_EXERCISE REQUIREMENTS:_
Check each line of the material. Copy those containing "that".
Start EXERCISE DATA
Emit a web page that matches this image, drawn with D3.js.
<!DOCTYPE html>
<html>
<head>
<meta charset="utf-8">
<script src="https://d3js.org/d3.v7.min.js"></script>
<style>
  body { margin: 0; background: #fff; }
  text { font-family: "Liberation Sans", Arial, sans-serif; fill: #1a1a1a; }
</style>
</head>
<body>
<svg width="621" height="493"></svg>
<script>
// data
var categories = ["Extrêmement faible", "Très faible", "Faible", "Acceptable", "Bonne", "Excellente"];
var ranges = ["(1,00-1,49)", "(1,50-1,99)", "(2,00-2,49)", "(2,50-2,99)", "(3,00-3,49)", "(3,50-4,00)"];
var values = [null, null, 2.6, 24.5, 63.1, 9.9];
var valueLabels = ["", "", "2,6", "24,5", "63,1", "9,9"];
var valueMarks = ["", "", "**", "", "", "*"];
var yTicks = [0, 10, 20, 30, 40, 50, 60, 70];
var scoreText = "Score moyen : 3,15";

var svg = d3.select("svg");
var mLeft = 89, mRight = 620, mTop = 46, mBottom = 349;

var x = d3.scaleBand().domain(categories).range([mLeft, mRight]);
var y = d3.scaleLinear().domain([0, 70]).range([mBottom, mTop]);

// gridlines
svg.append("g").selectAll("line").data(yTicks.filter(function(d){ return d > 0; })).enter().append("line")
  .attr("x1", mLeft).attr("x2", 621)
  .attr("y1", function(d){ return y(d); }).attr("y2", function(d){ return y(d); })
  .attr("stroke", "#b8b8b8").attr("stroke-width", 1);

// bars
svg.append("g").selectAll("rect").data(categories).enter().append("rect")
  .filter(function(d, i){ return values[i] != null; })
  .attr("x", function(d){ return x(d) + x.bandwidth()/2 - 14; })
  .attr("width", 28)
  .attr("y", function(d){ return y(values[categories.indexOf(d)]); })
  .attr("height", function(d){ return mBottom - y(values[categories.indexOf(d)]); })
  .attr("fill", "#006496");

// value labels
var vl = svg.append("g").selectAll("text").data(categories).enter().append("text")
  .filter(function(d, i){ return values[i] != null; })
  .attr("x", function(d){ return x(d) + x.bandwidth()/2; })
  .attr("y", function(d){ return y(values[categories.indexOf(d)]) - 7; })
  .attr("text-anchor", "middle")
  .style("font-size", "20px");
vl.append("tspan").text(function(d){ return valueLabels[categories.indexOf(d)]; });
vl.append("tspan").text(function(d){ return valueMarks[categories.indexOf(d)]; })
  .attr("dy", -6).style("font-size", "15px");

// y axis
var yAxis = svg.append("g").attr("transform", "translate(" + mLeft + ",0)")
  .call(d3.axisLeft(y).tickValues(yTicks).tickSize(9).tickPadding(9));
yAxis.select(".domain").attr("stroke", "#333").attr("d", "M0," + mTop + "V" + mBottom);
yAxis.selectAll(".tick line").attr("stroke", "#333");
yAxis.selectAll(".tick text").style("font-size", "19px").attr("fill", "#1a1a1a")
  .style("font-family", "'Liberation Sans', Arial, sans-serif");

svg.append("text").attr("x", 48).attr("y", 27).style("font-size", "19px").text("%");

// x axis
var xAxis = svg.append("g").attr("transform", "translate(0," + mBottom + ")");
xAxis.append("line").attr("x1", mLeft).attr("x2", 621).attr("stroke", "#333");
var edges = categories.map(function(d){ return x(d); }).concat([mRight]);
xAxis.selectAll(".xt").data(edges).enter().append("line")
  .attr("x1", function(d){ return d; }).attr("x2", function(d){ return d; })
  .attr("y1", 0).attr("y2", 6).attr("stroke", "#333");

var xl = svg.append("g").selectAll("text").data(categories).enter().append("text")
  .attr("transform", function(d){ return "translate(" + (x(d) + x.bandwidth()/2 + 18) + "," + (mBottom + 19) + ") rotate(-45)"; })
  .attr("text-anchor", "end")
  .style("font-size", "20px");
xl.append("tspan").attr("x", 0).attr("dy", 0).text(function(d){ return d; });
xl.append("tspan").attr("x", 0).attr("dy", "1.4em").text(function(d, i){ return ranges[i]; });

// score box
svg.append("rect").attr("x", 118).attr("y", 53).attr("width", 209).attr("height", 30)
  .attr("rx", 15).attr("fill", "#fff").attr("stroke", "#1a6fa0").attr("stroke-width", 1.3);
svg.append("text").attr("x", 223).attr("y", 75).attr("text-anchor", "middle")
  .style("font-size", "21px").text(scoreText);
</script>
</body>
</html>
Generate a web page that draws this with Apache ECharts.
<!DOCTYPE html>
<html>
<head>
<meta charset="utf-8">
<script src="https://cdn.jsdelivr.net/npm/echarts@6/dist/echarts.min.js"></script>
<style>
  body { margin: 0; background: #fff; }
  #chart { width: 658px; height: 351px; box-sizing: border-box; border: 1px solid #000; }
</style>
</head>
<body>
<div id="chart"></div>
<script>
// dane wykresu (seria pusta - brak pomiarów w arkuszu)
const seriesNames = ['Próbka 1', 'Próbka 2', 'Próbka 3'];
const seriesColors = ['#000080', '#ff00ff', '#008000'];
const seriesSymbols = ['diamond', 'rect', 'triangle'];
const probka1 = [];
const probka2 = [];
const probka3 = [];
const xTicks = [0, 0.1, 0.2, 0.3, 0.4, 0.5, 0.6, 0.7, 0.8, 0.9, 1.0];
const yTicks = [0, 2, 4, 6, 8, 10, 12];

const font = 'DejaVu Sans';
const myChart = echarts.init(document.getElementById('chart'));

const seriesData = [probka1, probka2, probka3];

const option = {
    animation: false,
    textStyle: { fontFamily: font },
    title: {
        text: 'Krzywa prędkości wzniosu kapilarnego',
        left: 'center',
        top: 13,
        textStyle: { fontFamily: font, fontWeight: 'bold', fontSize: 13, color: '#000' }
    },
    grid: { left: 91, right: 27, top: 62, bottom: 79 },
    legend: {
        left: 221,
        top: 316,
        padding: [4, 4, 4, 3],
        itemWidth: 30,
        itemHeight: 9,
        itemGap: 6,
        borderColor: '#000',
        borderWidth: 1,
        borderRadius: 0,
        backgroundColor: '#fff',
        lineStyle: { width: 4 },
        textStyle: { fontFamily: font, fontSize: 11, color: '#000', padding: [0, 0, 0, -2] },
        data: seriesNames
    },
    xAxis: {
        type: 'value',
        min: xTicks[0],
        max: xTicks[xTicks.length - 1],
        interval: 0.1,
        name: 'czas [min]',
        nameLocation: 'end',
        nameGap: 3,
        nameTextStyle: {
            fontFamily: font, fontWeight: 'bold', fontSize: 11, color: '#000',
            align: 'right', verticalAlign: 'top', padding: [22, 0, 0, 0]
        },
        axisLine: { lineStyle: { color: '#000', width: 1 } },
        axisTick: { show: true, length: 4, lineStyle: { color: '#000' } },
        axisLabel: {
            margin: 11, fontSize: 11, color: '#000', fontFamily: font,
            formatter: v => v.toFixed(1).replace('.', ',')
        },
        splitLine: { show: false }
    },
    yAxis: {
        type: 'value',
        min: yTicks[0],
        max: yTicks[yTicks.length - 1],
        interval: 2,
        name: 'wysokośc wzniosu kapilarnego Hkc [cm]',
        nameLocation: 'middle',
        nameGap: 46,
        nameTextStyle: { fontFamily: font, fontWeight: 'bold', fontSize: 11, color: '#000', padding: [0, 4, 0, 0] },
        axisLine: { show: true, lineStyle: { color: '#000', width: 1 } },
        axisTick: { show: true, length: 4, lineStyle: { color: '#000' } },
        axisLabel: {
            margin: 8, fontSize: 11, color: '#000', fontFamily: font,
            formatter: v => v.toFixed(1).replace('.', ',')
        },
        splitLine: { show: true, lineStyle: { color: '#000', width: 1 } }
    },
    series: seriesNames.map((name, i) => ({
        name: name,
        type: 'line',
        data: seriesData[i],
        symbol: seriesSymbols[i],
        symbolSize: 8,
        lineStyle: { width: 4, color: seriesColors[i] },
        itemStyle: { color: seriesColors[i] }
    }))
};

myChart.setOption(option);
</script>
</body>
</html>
End EXERCISE DATA
_SOLUTION TO THIS TASK:_
Emit a web page that matches this image, drawn with D3.js.
Generate a web page that draws this with Apache ECharts.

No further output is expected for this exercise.